L’Italia di Giorgia Meloni sui diritti non c’è mai. Soprattutto quando di mezzo ci sono gli amici sovranisti. E questo anche a rischio di isolarsi, ancora più di quanto già non lo sia, a Bruxelles. L’Europa – non tutta ma quasi – si schiera contro Budapest per la controversa legge sulla protezione dei bambini, giudicata come lesiva dei diritti Lgbtq+.
La norma, approvata nel 2021, vieta la “promozione dell’omosessualità” ai minori, sui media e nelle scuole, e viene ritenuta responsabile anche dell’aumento in Ungheria dei reati d’odio contro le persone omosessuali. La Commissione europea fa causa a Viktor Orbán. E insieme all’esecutivo comunitario si schierano, oltre all’Eurocamera, ben 15 Paesi Ue. Tra i quali però non figura l’Italia.

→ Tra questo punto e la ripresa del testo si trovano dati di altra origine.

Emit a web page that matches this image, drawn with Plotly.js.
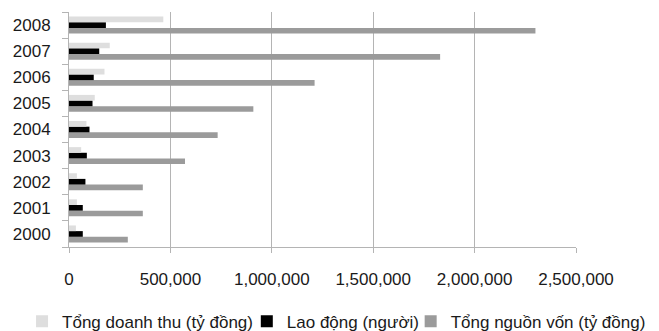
<!DOCTYPE html>
<html>
<head>
<meta charset="utf-8">
<script src="https://cdn.plot.ly/plotly-3.0.1.min.js"></script>
<style>
  html, body { margin: 0; padding: 0; background: #ffffff; }
  #chart { width: 659px; height: 331px; }
</style>
</head>
<body>
<div id="chart"></div>
<script>
// Years shown on the category axis (bottom to top)
const years = ['2000', '2001', '2002', '2003', '2004', '2005', '2006', '2007', '2008'];

// Series values per year
const doanhThu = [34000, 39000, 39000, 60000, 86000, 127000, 175000, 201000, 465000];      // Tổng doanh thu (tỷ đồng)
const laoDong = [68000, 68000, 81000, 88000, 101000, 116000, 122000, 149000, 182000];      // Lao động (người)
const nguonVon = [290000, 364000, 364000, 572000, 733000, 909000, 1211000, 1830000, 2300000]; // Tổng nguồn vốn (tỷ đồng)

// Series names for the legend
const seriesNames = ['Tổng doanh thu (tỷ đồng)', 'Lao động (người)', 'Tổng nguồn vốn (tỷ đồng)'];

// X axis tick values and labels
const xTickVals = [0, 500000, 1000000, 1500000, 2000000, 2500000];
const xTickText = ['0', '500,000', '1,000,000', '1,500,000', '2,000,000', '2,500,000'];

const FONT = '"Liberation Sans", Arial, sans-serif';
const TEXT = '#1a1a1a';

// In a horizontal group the first trace sits lowest, so the series are
// listed bottom-first; each one gets its own single-entry legend so the
// three entries can be laid out in one row under the axis.
const traces = [
  {
    type: 'bar', orientation: 'h', name: seriesNames[2], legend: 'legend3',
    y: years, x: nguonVon,
    marker: { color: '#9b9b9b', line: { width: 0 } }
  },
  {
    type: 'bar', orientation: 'h', name: seriesNames[1], legend: 'legend2',
    y: years, x: laoDong,
    marker: { color: '#000000', line: { width: 0 } }
  },
  {
    type: 'bar', orientation: 'h', name: seriesNames[0], legend: 'legend',
    y: years, x: doanhThu,
    marker: { color: '#dedede', line: { width: 0 } }
  }
];

function legendAt(x) {
  return {
    orientation: 'h',
    x: x, xref: 'paper', xanchor: 'left',
    y: -0.318, yref: 'paper', yanchor: 'middle',
    bgcolor: 'rgba(0,0,0,0)',
    borderwidth: 0,
    font: { family: FONT, size: 17, color: TEXT }
  };
}

const layout = {
  width: 659,
  height: 331,
  margin: { l: 69, r: 83, t: 12, b: 84, pad: 0, autoexpand: false },
  paper_bgcolor: '#ffffff',
  plot_bgcolor: '#ffffff',
  font: { family: FONT, size: 17, color: TEXT },
  barmode: 'group',
  bargap: 0.35,
  bargroupgap: 0,
  hovermode: false,
  showlegend: true,
  legend: legendAt(-0.0926),
  legend2: legendAt(0.3507),
  legend3: legendAt(0.6739),
  xaxis: {
    range: [0, 2500000],
    tickvals: xTickVals,
    ticktext: xTickText,
    tickangle: 0,
    automargin: false,
    showgrid: true,
    gridcolor: '#b4b4b4',
    gridwidth: 1,
    zeroline: false,
    showline: true,
    linecolor: '#b4b4b4',
    linewidth: 1,
    ticks: 'outside',
    ticklen: 5,
    tickcolor: '#b4b4b4',
    ticklabelstandoff: 12,
    tickfont: { family: FONT, size: 17, color: TEXT },
    fixedrange: true
  },
  yaxis: {
    type: 'category',
    categoryorder: 'array',
    categoryarray: years,
    automargin: false,
    showgrid: false,
    zeroline: false,
    showline: true,
    linecolor: '#b4b4b4',
    linewidth: 1,
    ticks: 'outside',
    tickson: 'boundaries',
    ticklen: 6,
    tickcolor: '#b4b4b4',
    ticklabelstandoff: 14,
    tickfont: { family: FONT, size: 17, color: TEXT },
    fixedrange: true
  }
};

Plotly.newPlot('chart', traces, layout, { displayModeBar: false, staticPlot: true });
</script>
</body>
</html>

La data limite per prendere parte all’azione legale, nota l’associazione Forbidden Colors, sostenitrice delle adesioni alla causa e tra i promotori di una petizione sul tema, era il 6 aprile e gli Stati che hanno scelto di fare ricorso contro la legge – definita a suo tempo “una vergogna” dalla presidente Ursula von der Leyen – sono Francia, Germania Belgio, Lussemburgo, Paesi Bassi, Spagna, Portogallo, Danimarca, Irlanda, Malta, Austria, Finlandia, Svezia, Slovenia e Grecia. Un fatto eclatante poiché si tratta della più grande procedura sulla violazione dei diritti umani mai portata davanti alla Corte di giustizia dell’Ue.
Le reazioni
Vanno all’attacco le opposizioni. “La Meloni continua ad isolare l’Italia schierandosi al fianco di Orbán invece di contrastare la vergognosa legge anti Lgbtq+ insieme agli altri Paesi Ue”, dice Azione-Italia Viva.
Il governo “con Orban verso l’omofobia di Stato”, twitta il segretario Riccardo Magi di Più Europa. Secondo Bruxelles la legge viola “i valori europei” e “i diritti fondamentali” degli individui, in particolare delle persone Lgbtiq+. Non a caso è molto simile alla norma contro la “propaganda omosessuale” emanata in Russia poco dopo il ritorno di Vladimir Putin (e che, anche lì, fu causa di un aumento di violenze e repressioni).
Di recente il governo ungherese ha presentato un controricorso alla Corte di giustizia dell’Ue sulla procedura d’infrazione aperta contro Budapest e culminata con il deferimento dell’Ungheria alla Corte. Orban ha fortemente voluto quella legge tanto che, dopo la posizione espressa dalla Commissione, organizzò un referendum per mobilitare l’elettorato a favore della posizione del governo, senza però riuscire a raggiungere il quorum necessario a rendere valida la votazione.
La norma “viola il diritto dell’Ue, i diritti fondamentali e i valori dell’Unione: abbiamo deferito l’Ungheria alla Corte di giustizia europea e spetta ora a quest’ultima pronunciarsi sul caso”, ha detto un portavoce dell’esecutivo comunitario (la Corte ha il potere d’imporre modifiche alla legislazione nazionale). “Per noi la questione della protezione dell’infanzia non conosce compromessi, proteggeremo i nostri bambini”, ha ribattuto in settimana Péter Szijjártó, ministro degli Affari esteri ungherese.
Fonti del governo italiano sostengono che il ricorso è poco fondato dal punto di vista tecnico e che si tratta di un gesto che ha valore quasi esclusivamente politico. Fatto sta che Germania e Francia, per citare due grandi paesi europei, si schierano in difesa dei diritti contro Orban e l’Italia ancora una volta si sfila. E pensare che, all’indomani delle elezioni che hanno consegnato il Paese alle destre, Meloni si infuriò tanto per le parole pronunciate dalla ministra francese Laurence Boone: “Vigileremo su rispetto diritti e libertà”. Parole quanto mai profetiche.